Вообще же эта запись вызвана тем, что занятия я вчера проводил не в аудитории, а на кафедре литературы, где-то в дальнем и глухом коридоре опустевшего полутемного здания. И было там очень уж неуютно, неудобно, словно сидишь на приставном стуле, и даже подумалось: вот удобное место, чтобы скрытно поставить магнитофон и записывать, что этот давно примеченный нами тип говорит неискушенным студентам. К тому же, едва я начал, зашла какая-то женщина и попросила разрешения что-то взять в своем столе и рылась там. Попросила разрешения - это, конечно, не совсем точно. Она просто сказала, что возьмет нужное ей.
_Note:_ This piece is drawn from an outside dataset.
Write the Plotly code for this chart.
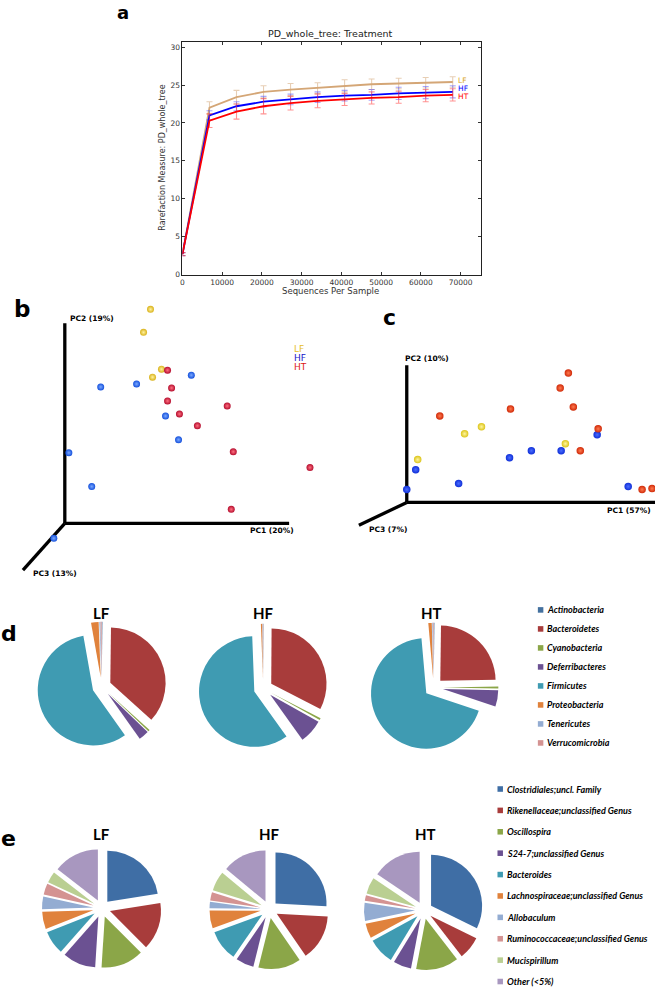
import plotly.graph_objects as go

W, H = 655, 992

# ---------------- data ----------------
# panel a: rarefaction
seq_depth = [0, 6800, 13600, 20400, 27200, 34000, 40800, 47600, 54400, 61200, 68000]
pd_LF = [2.7, 22.0, 23.4, 24.1, 24.4, 24.6, 24.9, 25.1, 25.2, 25.3, 25.4]
pd_HF = [2.7, 21.0, 22.2, 22.8, 23.1, 23.4, 23.6, 23.7, 23.9, 24.0, 24.1]
pd_HT = [2.7, 20.3, 21.5, 22.2, 22.6, 22.9, 23.1, 23.3, 23.4, 23.6, 23.7]
err_LF = [0.2, 0.8, 0.9, 0.8, 0.8, 0.7, 0.8, 0.7, 0.7, 0.7, 0.7]
err_HF = [0.2, 0.6, 0.6, 0.7, 0.7, 0.7, 0.7, 0.7, 0.8, 0.8, 0.8]
err_HT = [0.2, 0.9, 1.0, 1.0, 0.9, 0.9, 0.8, 0.8, 0.8, 0.8, 0.8]

# panel b: PCoA (projected coordinates, PC1 axis length = 1, PC2 axis length = 1)
b_LF_x = [0.382, 0.351, 0.431, 0.391]
b_LF_y = [1.070, 0.955, 0.771, 0.731]
b_HF_x = [0.160, 0.320, 0.564, 0.449, 0.507, 0.018, 0.120, -0.049]
b_HF_y = [0.682, 0.697, 0.741, 0.537, 0.418, 0.353, 0.184, -0.075]
b_HT_x = [0.458, 0.476, 0.458, 0.511, 0.724, 0.591, 0.751, 1.093, 0.742]
b_HT_y = [0.766, 0.677, 0.612, 0.547, 0.587, 0.488, 0.358, 0.279, 0.070]

# panel c: PCoA
c_LF_x = [0.301, 0.233, 0.639, 0.044]
c_LF_y = [0.551, 0.500, 0.428, 0.312]
c_HF_x = [0.767, 0.622, 0.502, 0.414, 0.036, 0.209, 0.000, 0.892]
c_HF_y = [0.493, 0.377, 0.377, 0.326, 0.239, 0.138, 0.094, 0.116]
c_HT_x = [0.651, 0.618, 0.671, 0.418, 0.133, 0.771, 0.699, 0.948, 0.988]
c_HT_y = [0.942, 0.833, 0.696, 0.681, 0.630, 0.536, 0.377, 0.094, 0.101]

groups = ["LF", "HF", "HT"]

# panel d: phyla
phyla = ["Actinobacteria", "Bacteroidetes", "Cyanobacteria", "Deferribacteres",
         "Firmicutes", "Proteobacteria", "Tenericutes", "Verrucomicrobia"]
phyla_LF = [0.2, 36.5, 0.5, 3.0, 57.0, 2.2, 0.3, 0.3]
phyla_HF = [0.1, 32.5, 0.5, 7.0, 59.3, 0.4, 0.1, 0.1]
phyla_HT = [0.2, 24.5, 0.6, 4.8, 68.5, 1.0, 0.2, 0.2]

# panel e: genera
genera = ["Clostridiales;uncl. Family", "Rikenellaceae;unclassified Genus", "Oscillospira",
          "S24-7;unclassified Genus", "Bacteroides", "Lachnospiraceae;unclassified Genus",
          "Allobaculum", "Ruminococcaceae;unclassified Genus", "Mucispirillum", "Other (<5%)"]
genera_LF = [22.5, 15.0, 13.5, 10.5, 7.5, 5.5, 4.0, 3.5, 3.5, 14.5]
genera_HF = [25.0, 14.0, 13.0, 5.5, 9.5, 5.5, 2.0, 2.5, 6.0, 13.5]
genera_HT = [31.0, 7.0, 13.0, 5.5, 8.0, 4.5, 5.5, 1.7, 5.0, 15.0]

# ---------------- styles ----------------
phyla_colors = ["#44719f", "#a83c3b", "#8ba648", "#6b5192", "#3f9bb2", "#e0823c", "#93acd2", "#d49392"]
genera_colors = ["#3f6ea5", "#a83c3b", "#8ba648", "#6b5192", "#3f9bb2", "#e0823c",
                 "#93acd2", "#d49392", "#bacf92", "#a897bf"]


def px(x):
    return x / W


def py(y):
    return 1 - y / H


def note(text, x, y, font, xanchor="center", yanchor="middle", **kw):
    fig.add_annotation(x=px(x), y=py(y), xref="paper", yref="paper", text=text, showarrow=False,
                       xanchor=xanchor, yanchor=yanchor, font=font, **kw)


fig = go.Figure()

# ---------------- panel a ----------------
a_lines = [("LF", pd_LF, err_LF, "rgb(212,166,118)", "rgba(212,166,118,0.55)", "#d9a41c", 1),
           ("HF", pd_HF, err_HF, "#0000ff", "rgba(60,60,255,0.45)", "#0000ff", 3),
           ("HT", pd_HT, err_HT, "#ff0000", "rgba(255,40,40,0.5)", "#ff0000", -2)]
for name, ys, es, col, ecol, tcol, shift in a_lines:
    fig.add_trace(go.Scatter(
        x=seq_depth, y=ys, mode="lines", name=name, showlegend=False,
        line=dict(color=col, width=1.8),
        error_y=dict(type="data", array=es, visible=True, color=ecol, thickness=1.1, width=3),
        xaxis="x", yaxis="y"))
    fig.add_annotation(x=seq_depth[-1] + 900, y=ys[-1], xref="x", yref="y", text=name,
                       showarrow=False, xanchor="left", yanchor="middle", yshift=shift,
                       font=dict(family="DejaVu Sans", size=7.5, color=tcol))

tick_font = dict(family="DejaVu Sans", size=7.5, color="#333333")
fig.update_layout(
    xaxis=dict(domain=[px(181), px(480)], range=[0, 75000], tickvals=list(range(0, 70001, 10000)),
               tickformat="d",
               ticks="inside", ticklen=3, tickcolor="#333", showline=True, linecolor="#222",
               linewidth=1, mirror="ticks", showgrid=False, zeroline=False, tickfont=tick_font,
               anchor="y"),
    yaxis=dict(domain=[py(276), py(42)], range=[0, 30.7], tickvals=list(range(0, 31, 5)),
               ticks="inside", ticklen=3, tickcolor="#333", showline=True, linecolor="#222",
               linewidth=1, mirror="ticks", showgrid=False, zeroline=False, tickfont=tick_font,
               anchor="x"),
)
note("PD_whole_tree: Treatment", 330, 34, dict(family="DejaVu Sans", size=9.5, color="#222"))
note("Sequences Per Sample", 330, 292, dict(family="DejaVu Sans", size=8.5, color="#333"))
note("Rarefaction Measure: PD_whole_tree", 161, 159, dict(family="DejaVu Sans", size=8, color="#333"),
     textangle=-90)


# ---------------- panels b & c (projected 3-D PCoA) ----------------
def pcoa_axes(xa, ya, dom_l, dom_r, dom_t, dom_b, ox, oy, x_end, y_top):
    sx = x_end - ox
    sy = oy - y_top
    fig.layout[xa] = dict(domain=[px(dom_l), px(dom_r)], range=[(dom_l - ox) / sx, (dom_r - ox) / sx],
                          visible=False, anchor=ya.replace("axis", ""))
    fig.layout[ya] = dict(domain=[py(dom_b), py(dom_t)], range=[(oy - dom_b) / sy, (oy - dom_t) / sy],
                          visible=False, anchor=xa.replace("axis", ""))
    return sx, sy


# geometry of drawn axes (reference pixels)
bsx, bsy = pcoa_axes("xaxis2", "yaxis2", 0, 330, 300, 590, 63, 526, 288, 325)
csx, csy = pcoa_axes("xaxis3", "yaxis3", 330, 655, 300, 560, 406, 505, 655, 367)

b_pc3 = ((21 - 63) / bsx, (526 - 573) / bsy)
c_pc3 = ((358 - 406) / csx, (505 - 528) / csy)

for xr, yr, pc3 in [("x2", "y2", b_pc3), ("x3", "y3", c_pc3)]:
    for (x1, y1) in [(1, 0), (0, 1), pc3]:
        fig.add_shape(type="line", x0=0, y0=0, x1=x1, y1=y1, xref=xr, yref=yr,
                      line=dict(color="black", width=3.3), layer="below")

b_sets = [(b_LF_x, b_LF_y, "#d9b21a", "#fff2a0"),
          (b_HF_x, b_HF_y, "#1450dc", "#7aa8ff"),
          (b_HT_x, b_HT_y, "#b50d2e", "#ff7080")]
for (xs, ys, col, hi), g in zip(b_sets, groups):
    fig.add_trace(go.Scatter(x=xs, y=ys, mode="markers", name=g, showlegend=False,
                             marker=dict(size=7, color=col, line=dict(width=0),
                                         gradient=dict(type="radial", color=hi)),
                             xaxis="x2", yaxis="y2", cliponaxis=False))

c_sets = [(c_LF_x, c_LF_y, "#dcc41a", "#fff6a0"),
          (c_HF_x, c_HF_y, "#1030d8", "#4a6cff"),
          (c_HT_x, c_HT_y, "#d02a08", "#ff7a50")]
for (xs, ys, col, hi), g in zip(c_sets, groups):
    fig.add_trace(go.Scatter(x=xs, y=ys, mode="markers", name=g, showlegend=False,
                             marker=dict(size=7.5, color=col, line=dict(width=0),
                                         gradient=dict(type="radial", color=hi)),
                             xaxis="x3", yaxis="y3", cliponaxis=False))

pc_font = dict(family="DejaVu Sans", size=7.5, color="black", weight="bold")
for text, x, y, anchor in [("PC2 (19%)", 66, 320, "left"), ("PC1 (20%)", 295, 533, "right"),
                           ("PC3 (13%)", 29, 576, "left"), ("PC2 (10%)", 402, 360, "left"),
                           ("PC1 (57%)", 653, 513, "right"), ("PC3 (7%)", 366, 532, "left")]:
    note(text, x, y, pc_font, xanchor=anchor)

for g, col, y in zip(groups, ["#e6be1e", "#1414c8", "#dc1414"], [351, 360, 369]):
    note(g, 291, y, dict(family="DejaVu Sans", size=9, color=col), xanchor="left")


# ---------------- panels d & e (pies) ----------------
def add_pie(labels, values, colors, cx, cy, size, pull):
    fig.add_trace(go.Pie(labels=labels, values=values, sort=False, direction="clockwise",
                         rotation=0, textinfo="none", hoverinfo="label+percent",
                         marker=dict(colors=colors, line=dict(width=0)),
                         pull=[pull] * len(values), showlegend=False,
                         domain=dict(x=[px(cx - size / 2), px(cx + size / 2)],
                                     y=[py(cy + size / 2), py(cy - size / 2)])))


for vals, cx, cy in [(phyla_LF, 100, 690), (phyla_HF, 262, 692), (phyla_HT, 433, 691)]:
    add_pie(phyla, vals, phyla_colors, cx, cy, 130, 0.17)
for vals, cx, cy in [(genera_LF, 100, 913), (genera_HF, 268, 914), (genera_HT, 423, 915)]:
    add_pie(genera, vals, genera_colors, cx, cy, 120, 0.17)

title_font = dict(family="Lato", size=15, color="black", weight="bold")
for g, x in zip(groups, [100, 262, 431]):
    note(g, x, 616, title_font)
for g, x in zip(groups, [100, 268, 425]):
    note(g, x, 838, title_font)

leg_font = dict(family="Lato", size=9, color="black", weight="bold", style="italic")


def add_legend(labels, colors, x_sq, y0, dy):
    for i, (lab, col) in enumerate(zip(labels, colors)):
        y = y0 + i * dy
        fig.add_shape(type="rect", xref="paper", yref="paper",
                      x0=px(x_sq), x1=px(x_sq + 5.5), y0=py(y + 2.8), y1=py(y - 2.8),
                      fillcolor=col, line=dict(width=0))
        note(lab, x_sq + 7.5, y, leg_font, xanchor="left")


add_legend(phyla, phyla_colors, 537.5, 613, 19.1)
add_legend(genera, genera_colors, 497, 793, 21.5)

# ---------------- panel letters ----------------
for t, x, y, s, ya in [("a", 121, 0, 18, "top"), ("b", 20, 311, 23, "middle"),
                       ("c", 389, 319, 22, "middle"), ("d", 7, 637, 22, "middle"),
                       ("e", 7, 843, 22, "middle")]:
    note(t, x, y, dict(family="DejaVu Sans", size=s, color="black", weight="bold"), yanchor=ya)

fig.update_layout(width=W, height=H, margin=dict(l=0, r=0, t=0, b=0),
                  paper_bgcolor="white", plot_bgcolor="white", showlegend=False)

# remove the default 8px page margin so the figure fills the 655x992 window exactly
fig.write_html("out.html", config={"displayModeBar": False},
               post_script="document.body.style.margin='0';"
                           "document.documentElement.style.overflow='hidden';")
Скорей всего, это - мои домыслы, работа уставшего за день, раздосадованного воображения, но и то, что оно склонно работать в этом именно направлении, - тоже показательно. Сколько же этих разговоров о подслушивании происходит в нашей среде, и не потому, что от страха глаза велики, а от будничной уверенности, что все подобное возможно, и если этого нет, то от нехватки аппаратов, от нехватки средств - на всех не напасешься. Во всяком случае, приходится иметь в виду и такой вариант... просто знаю, что все зависит от интерпретации. Просто я приучен к тому (читали же наши письма), что гарантий не существует, и это очень будничная мысль, элементарная.

20.11.77.

Вчера около двенадцати ночи вернулся автобусом из Москвы. Шестнадцатого заседали в "Нашем современнике": члены редколлегии и авторы критического отдела. В тот же день ездил в издательство ("Современник") <...> Восемнадцатого встречался с Л. Лавлинским (накануне он разыскал меня на Волгоградском по телефону). Он назвал вакантные должности: заведующего отделом русской прозы и ответственного секретаря, намекнул, что в перспективе он мог бы предложить мне пост заместителя редактора <...>

Я припомнил все прежние случаи, когда что-то грозило перемениться: разговоры (в том числе и с редактором Войтеховым) о переходе в "РТ"; направление на учебу в Академию общественных наук (от которого я отказался); предложение работать в "Правде" и беседу с Н. Потаповым (я послал письмо с отказом, хотя тогда-то квартира была бы обеспечена); предложение ехать в Прагу в журнал "Проблемы мира и социализма", беседу с К. Зародовым (и неясное по мотивам отклонение моей кандидатуры в инстанции, оставшейся неизвестной; О. Лацис утверждает, что повинен обком партии, давший не ту характеристику моей личности, я же до сих пор не знаю, так ли это); предложение заведовать отделом в журнале "Журналист" (правда, без квартиры, через обмен жилплощадью), предложение устроить меня в "Московскую правду" к Спиридонову чуть ли не заместителем редактора (исходило от Лени Кравченко, работавшего тогда инструктором ЦК партии; Спиридонов же - бывший секретарь вузкома комсомола МГУ, который меня знал по пятьдесят шестому году, да и я его припоминаю); предложение С. Викулова заведовать критикой в его журнале (пресеклось где-то на уровне С. Михалкова или Ю. Бондарева, для которого я сижу "на двух стульях"; а может, пресеклось где и пониже). Все ли перечислил - уж не помню, да не в том суть. А в том, что все это было, и не раз, и нет во всем этом ничего серьезного. Все пустое. Было бы за чем ехать, давно бы уехал.

22.11.77.

Все-таки в "Нашем современнике" я чужой или получужой. Леня Фролов после заседания говорит мне: "Жаль, разговор скомкали. Ребята собираются (т. е. вокруг журнала) хорошие, умные". А я в ответ что-то пробормотал ему насчет того, что странные все-таки эти заседания и не знаешь, что и как говорить и насколько подробно. Вежливый я, однако, человек и не могу огорчить человека, который доброжелателен ко мне и не раз это доказывал. А потом я шел по Новому Арбату и думал, что мало хорошего в тех ребятах, во всяком случае в их речах. В отличие от меня, они прекрасно понимали, где выступают и чего от них ждут.